Die Software eines KMU hat nicht den Umfang und das Featureset eines Spotify, Netflix, Check24 oder der Deutschen Bank. Und nach Domain-driven-Design sollte eine Domäne von einer einzelnen Applikation bearbeitet werden. Wenn eine einzelne Domäne fälschlicherweise auf mehrere Applikationen – vermeintliche Microservices – aufgeteilt wird, entsteht ein verteilter Monolith. Diese Architektur verbindet dann nur noch die Nachteile der Microservice-Architektur und der monolithischen Architektur.

Nicht selten führt eine zu komplizierte Softwarearchitektur zum schleichenden Scheitern des Produkts.

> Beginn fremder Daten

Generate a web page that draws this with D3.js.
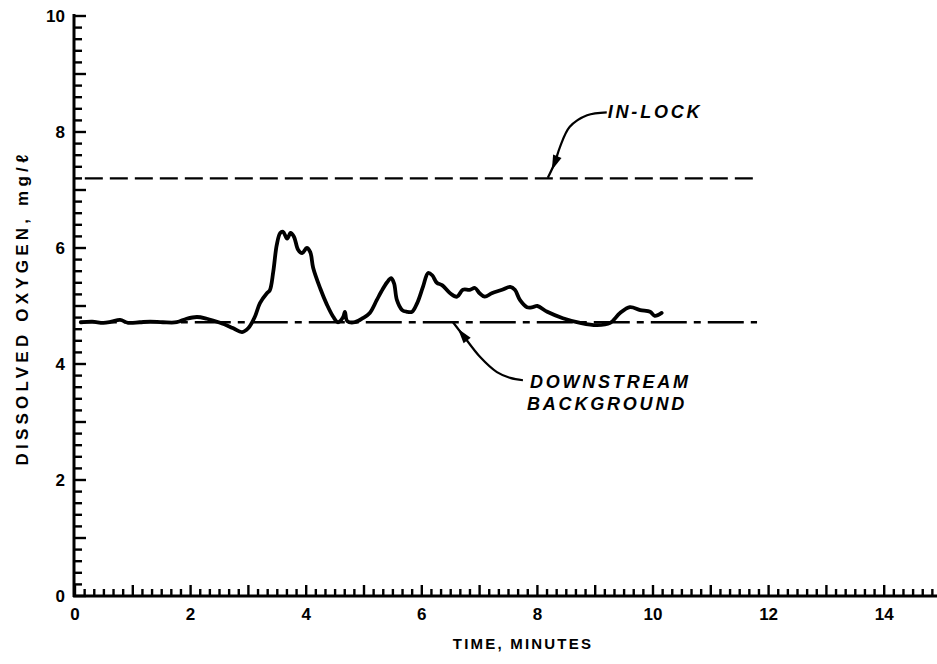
<!DOCTYPE html>
<html>
<head>
<meta charset="utf-8">
<script src="https://cdn.jsdelivr.net/npm/d3@7"></script>
<style>
  html, body { margin: 0; padding: 0; background: #fff; }
  svg { display: block; }
  text { font-family: "Liberation Sans", Arial, Helvetica, sans-serif; fill: #000; }
</style>
</head>
<body>
<svg id="chart" width="937" height="664"></svg>
<script>
// Dissolved oxygen record (minutes, mg/l)
const timeMin = [0.10, 0.30, 0.49, 0.63, 0.78, 0.92, 1.12, 1.30, 1.52, 1.76, 1.93, 2.11, 2.28, 2.51, 2.73, 2.89, 3.00, 3.11, 3.20, 3.32, 3.37, 3.43, 3.49, 3.55, 3.60, 3.67, 3.73, 3.79, 3.86, 3.93, 4.01, 4.07, 4.12, 4.24, 4.36, 4.47, 4.55, 4.64, 4.67, 4.71, 4.84, 4.98, 5.10, 5.22, 5.30, 5.40, 5.47, 5.52, 5.57, 5.66, 5.74, 5.83, 5.92, 6.02, 6.11, 6.18, 6.26, 6.35, 6.49, 6.61, 6.71, 6.83, 6.92, 7.00, 7.09, 7.21, 7.39, 7.53, 7.61, 7.70, 7.82, 7.92, 8.00, 8.17, 8.44, 8.74, 9.03, 9.26, 9.43, 9.60, 9.78, 9.95, 10.03, 10.15];
const dissolvedO2 = [4.72, 4.73, 4.71, 4.73, 4.76, 4.71, 4.72, 4.73, 4.72, 4.72, 4.78, 4.81, 4.78, 4.71, 4.62, 4.55, 4.62, 4.81, 5.05, 5.22, 5.27, 5.59, 6.05, 6.26, 6.28, 6.16, 6.26, 6.19, 5.97, 5.91, 6.00, 5.93, 5.66, 5.31, 5.02, 4.81, 4.72, 4.81, 4.90, 4.74, 4.72, 4.79, 4.88, 5.10, 5.25, 5.41, 5.48, 5.39, 5.10, 4.93, 4.90, 4.90, 5.05, 5.33, 5.57, 5.53, 5.40, 5.36, 5.22, 5.16, 5.28, 5.28, 5.31, 5.22, 5.16, 5.22, 5.28, 5.33, 5.28, 5.10, 4.98, 4.98, 5.00, 4.90, 4.79, 4.71, 4.67, 4.71, 4.88, 4.98, 4.93, 4.90, 4.83, 4.88];

// Reference levels
const inLockLevel = 7.2;
const inLockSpan = [0.17, 11.8];
const backgroundLevel = 4.72;
const backgroundSpan = [0.1, 11.8];

// Axis ticks
const xTickLabels = [0, 2, 4, 6, 8, 10, 12, 14];
const yTickLabels = [0, 2, 4, 6, 8, 10];

// Annotation leaders (minutes, mg/l)
const inLockLeader = [[9.2, 8.34], [8.86, 8.29], [8.56, 8.09], [8.39, 7.74], [8.30, 7.47], [8.18, 7.21]];
const backgroundLeader = [[7.75, 3.72], [7.53, 3.76], [7.30, 3.86], [7.01, 4.12], [6.71, 4.50], [6.54, 4.72]];

const svg = d3.select("#chart");
const x = d3.scaleLinear().domain([0, 15]).range([75, 942]);
const y = d3.scaleLinear().domain([0, 10]).range([596, 16]);

const x0 = x(0) - 1, y0 = y(0);

// Tick marks pointing into the plot: every 10 s / 0.2 mg/l, longer at whole units
const xTicks = d3.range(0, 90).map(i => ({ v: i / 6, major: i % 6 === 0 }));
const yTicks = d3.range(0, 51).map(i => ({ v: i / 5, major: i % 5 === 0 }));

const tickG = svg.append("g").attr("stroke", "#000").attr("stroke-width", 2.4);
tickG.append("g").selectAll("line").data(xTicks).join("line")
  .attr("x1", d => x(d.v)).attr("x2", d => x(d.v))
  .attr("y1", y0).attr("y2", d => y0 - (d.major ? 11 : 7));
tickG.append("g").selectAll("line").data(yTicks).join("line")
  .attr("x1", x0).attr("x2", d => x0 + (d.major ? 12 : 8))
  .attr("y1", d => y(d.v)).attr("y2", d => y(d.v));

// axis lines
svg.append("line")
  .attr("x1", x0).attr("x2", x0)
  .attr("y1", y0 + 1).attr("y2", y(10) - 2)
  .attr("stroke", "#000").attr("stroke-width", 3);
svg.append("line")
  .attr("x1", x0 - 1).attr("x2", 937)
  .attr("y1", y0).attr("y2", y0)
  .attr("stroke", "#000").attr("stroke-width", 3);

// tick labels
svg.append("g").selectAll("text").data(xTickLabels).join("text")
  .attr("x", d => x(d)).attr("y", y0 + 24)
  .attr("text-anchor", "middle")
  .attr("font-size", 17).attr("font-weight", "bold")
  .text(d => d);
svg.append("g").selectAll("text").data(yTickLabels).join("text")
  .attr("x", x0 - 9).attr("y", d => y(d) + 6)
  .attr("text-anchor", "end")
  .attr("font-size", 17).attr("font-weight", "bold")
  .text(d => d);

// axis titles
svg.append("text")
  .attr("x", 523).attr("y", 649)
  .attr("text-anchor", "middle")
  .attr("font-size", 15).attr("font-weight", "bold").attr("letter-spacing", 2.2)
  .text("TIME, MINUTES");
svg.append("text")
  .attr("transform", `translate(28,${308}) rotate(-90)`)
  .attr("text-anchor", "middle")
  .attr("font-size", 17).attr("font-weight", "bold").attr("letter-spacing", 4.2)
  .text("DISSOLVED OXYGEN, mg/ℓ");

// reference lines
svg.append("line")
  .attr("x1", x(inLockSpan[0])).attr("x2", x(inLockSpan[1]))
  .attr("y1", y(inLockLevel)).attr("y2", y(inLockLevel))
  .attr("stroke", "#000").attr("stroke-width", 2.4)
  .attr("stroke-dasharray", "18,7");
svg.append("line")
  .attr("x1", x(backgroundSpan[0])).attr("x2", x(backgroundSpan[1]))
  .attr("y1", y(backgroundLevel)).attr("y2", y(backgroundLevel))
  .attr("stroke", "#000").attr("stroke-width", 2.4)
  .attr("stroke-dasharray", "36,7,7,7");

// DO trace
const series = timeMin.map((t, i) => [t, dissolvedO2[i]]);
svg.append("path")
  .datum(series)
  .attr("fill", "none").attr("stroke", "#000")
  .attr("stroke-width", 3.8).attr("stroke-linejoin", "round").attr("stroke-linecap", "round")
  .attr("d", d3.line().x(d => x(d[0])).y(d => y(d[1])).curve(d3.curveCatmullRom.alpha(0.5)));

// leaders with arrowheads
function leader(pts, headIdx) {
  const line = d3.line().x(d => x(d[0])).y(d => y(d[1])).curve(d3.curveCatmullRom.alpha(0.5));
  svg.append("path").datum(pts)
    .attr("fill", "none").attr("stroke", "#000").attr("stroke-width", 2.2)
    .attr("d", line);
  const a = pts[headIdx - 1], b = pts[headIdx + 1], p = pts[headIdx];
  const ang = Math.atan2(y(b[1]) - y(a[1]), x(b[0]) - x(a[0])) * 180 / Math.PI;
  svg.append("path")
    .attr("d", "M8,0 L-7,-4.5 L-7,4.5 Z")
    .attr("transform", `translate(${x(p[0])},${y(p[1])}) rotate(${ang})`)
    .attr("fill", "#000");
}
leader(inLockLeader, 4);
leader(backgroundLeader, 4);

const annoFont = g => g.attr("font-size", 18).attr("font-weight", "bold")
  .attr("font-style", "italic").attr("letter-spacing", 2.8);
svg.append("text").call(annoFont)
  .attr("x", x(9.2) + 1).attr("y", y(8.34) + 6).text("IN-LOCK");
svg.append("text").call(annoFont)
  .attr("x", x(7.87)).attr("y", y(3.59)).text("DOWNSTREAM");
svg.append("text").call(annoFont)
  .attr("x", x(7.82)).attr("y", y(3.21)).text("BACKGROUND");
</script>
</body>
</html>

Die Kosten steigen exponentiell mit fortschreitender Entwicklung und machen das Projekt unprofitabel. Oder die Software ist unflexibel und neue Markterkenntnisse oder strategische Anpassungen des Produkts können nicht oder nur mit hohen Kosten in die Software eingearbeitet werden.

Sprecht über Overengineering!

Microservices sind also in der Regel nicht die adäquate Lösung für die Anforderungen der KMUs. Warum werden sie trotzdem so oft in KMUs eingesetzt?

Die Survivorship Bias könnte erklären, wieso die Microservice-Architektur heute auch in KMUs die dominante Architekturform ist. Diese kognitive Verzerrung beschreibt das Phänomen, dass uns erfolgreiche Ereignisse präsenter sind als gescheiterte. Beispielsweise lesen wir eher von Erzählungen über Menschen, die mit Bitcoin über Nacht Millionär wurden, als all die Geschichten über Verluste im Kryptohandel.

Die meisten Entwicklerteams sind sich des Overengineerings nicht einmal bewusst, denn dieses Problem wird selten diskutiert. Wir sollten damit anfangen. Softwarearchitektur ist anpassbar. Sie muss und kann sich an die Gegebenheiten des Unternehmens anpassen. In der aktuellen Phase kann eine monolithische Anwendung für die KMU die beste Lösung sein. In der Zukunft kann sie an das Wachstum des Unternehmens angepasst werden und zu Microservices werden. Aber:

KMUs brauchen andere Lösungen als Großunternehmen.